We are asking New Delhi's comments on the report from UNMOGIP sources (see Karachi's 2363 at Tab A)/2/ that the Indians are using American ammunition against the Paks in Kashmir. USUN has been asked to initiate discussions with Ralph Bunche regarding the capabilities of UNMOGIP to carry out its assigned functions (see Deptel 2896 at Tab B)./2/

/2/Dated June 9; not printed.

 

131. Memorandum From Robert Komer of the National Security Council Staff to the President's Special Assistant for National Security Affairs (Bundy)/1/

Washington, June 11, 1965.

/1/Source: Johnson Library, National Security File, Country File, Pakistan, Vol. III, Memos, 12/64-7/65. Secret.

Mac--

Leaning on the Paks. Lest anyone should think we're utterly immobile, we've already done a few things (though I've had an uphill fight all the way):

1. We've stalled two years, and are still, on two squadrons F-104s, for which Paks are bleeding.

2. At recent Consortium pre-pledging session, we didn't even mention a figure, but instead joined World Bank, UK, and Germans in beating up Paks on certain economic conditions.

3. We didn't come through with new PL 480 agreement Paks wanted but simply extended present one six months with no add-ons (because Paks haven't complied with reporting provisions).

4. We turned down $25-30 million Roopur atomic power plant (on technical grounds that Paks couldn't market that much power).

5. We're stalling on $120 million Karachi steel mill (for which Paks are panting). Real grounds are that ExIm refused so much as a 2/3 share, so AID got cold feet and is doing a new survey.

Fascinating thing is that all the above have apparently been taken by the Paks as political signals, when in fact the last three were straight economic in origin (so was the second in large part). This just shows you the perils of heliographing to parties that don't speak the same language. At any rate I've told AID that, whatever they may have intended, they did a swell job.

New signals. Instead of special envoys, or tough talk just now, I favor keeping up the above line. For ostensibly legitimate economic reasons, we keep stalling and diddling. The Paks take it all as really political, but it's that much harder for them to confront us:

1. Postpone Pak pledging session a month, on grounds we need a better answer to US and IB queries. This will rock the Paks, and buy us another month to see if they come around. It also buys more time to decide how much we'll pledge.

2. Keep stalling on Karachi steel mill, new PL 480 agreement, etc.

3. Hold up deliveries on other MAP items besides planes.

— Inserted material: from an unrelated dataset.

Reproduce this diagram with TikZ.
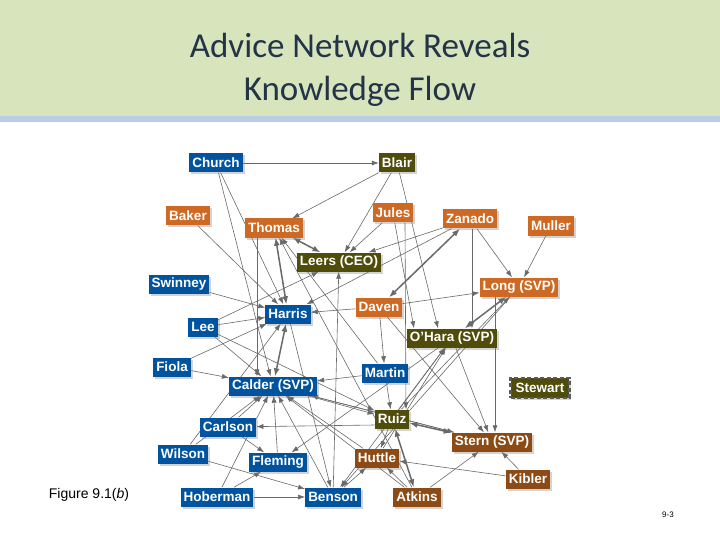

Stalling on tanks and APCs would painfully remind Ayub we don't want him using US-supplied armor in places like the Rann of Kutch. Also, Rusk just approved selling some ammo to the Paks./2/ Why?

/2/Next to this sentence in the margin, Komer wrote: "Gawd!"

4. Now that McNamara has spoken his golden words, why not operate on the most sensitive nerve of all--Peshawar? If we cut back a little on personnel or new construction there, it would shake Pak confidence in what they regard as their hole card. They'd really be shaken if they thought we were getting ready to pull out. Such a signal would have to be carefully handled, lest the Paks think Aziz Ahmed's recent approach scared us off. What say we clue Raborn/Helms on LBJ's strong views, and ask them to look into this.

We're embarked on a risky course, and it will take steady nerves, because Ayub will probably growl back before retreating. But we have a clear mandate now, and I'm really using it now to move the way we should have long since.

RWK

 

132. Telegram From the Embassy Office in Pakistan to the Department of State/1/

Rawalpindi, June 11, 1965.

/1/Source: National Archives and Records Administration, RG 59, Central Files 1964-66, POL 15-1 PAK. Secret; Priority. Repeated to Karachi, New Delhi, Algiers, London, and CINCMEAFSA for POLAD.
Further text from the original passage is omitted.